Reputation: 13
This is my numpy array:
array([[['a','c'], [1,3]],
[['b','d'], [2, 4]]], dtype=object)
Expected dataframe:
columns1 | column2 |
---|---|
['a','c'] | [1, 3] |
['b','d'] | [2, 4] |
Getting this error
ValueError: Must pass 2-d input. shape=(2, 2, 2)
with `pd.DataFrame((c), columns=['q','s'])
Upvotes: 0
Views: 6503
Reputation: 1822
The problem is, that you consider your numpy array as a 2 by 2 matrix with lists as their elements. But what actually happens is that these lists are casted into an additional dimensions.
I don't know if there is a more direct solution, but here is one way to trick numpy into the desired structure:
>>> c=numpy.array([[['a', 'c'], [1]], [['b', 'd'], [2,4]]])
>>> c
array([[list(['a', 'c']), list([1])],
[list(['b', 'd']), list([2, 4])]], dtype=object)
>>> c[0,1].append(3)
>>> c
array([[list(['a', 'c']), list([1, 3])],
[list(['b', 'd']), list([2, 4])]], dtype=object)
>>> pd.DataFrame(c, columns=['q','s'])
q s
0 [a, c] [1, 3]
1 [b, d] [2, 4]
In the first step, one of the inner lists has a different length, therefore numpy cannot broadcast this to an array with 3 dimensions and returns your desired 2 dimensional array with lists as its elements instead. Next I simply append the missing value.
An alternative could be to simply skip the numpy array and pass the list of lists of lists directly to pandas:
>>> c=[[['a', 'c'], [1, 3]], [['b', 'd'], [2,4]]]

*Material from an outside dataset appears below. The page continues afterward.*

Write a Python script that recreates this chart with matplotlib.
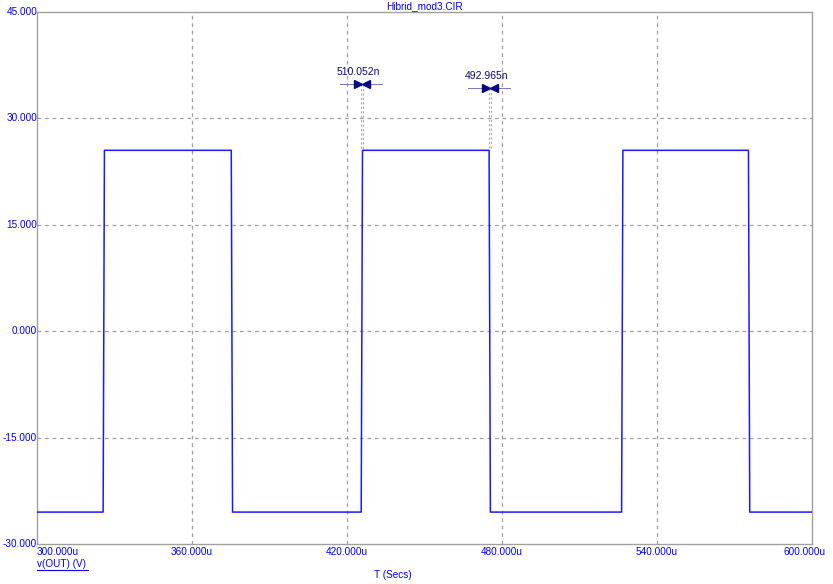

>>> pd.DataFrame(c, columns=['q','s'])
q s
0 [a, c] [1, 3]
1 [b, d] [2, 4]
Upvotes: 1
Reputation: 516
EDIT 2:
import pandas as pd
a = pd.Series([['a','c'],[1,3]])
b = pd.Series([['b','d'],[2,4]])
df = pd.DataFrame([a,b])
print(df)
EDIT: Nope you need those extra brackets, my bad. But if you do this, it works:
data = np.array([[['a,'c'], [1,3]],
[['b','d'], [2, 4]]], dtype=object)
df = pd.DataFrame(data[0])
Original:
I think you might have one set of square brackets too many and thus, it sees three dimensions instead of the two you're seeking.
You can try:
np.array([['a,'c'], [1,3]],
[['b','d'], [2, 4]], dtype=object)
Upvotes: 0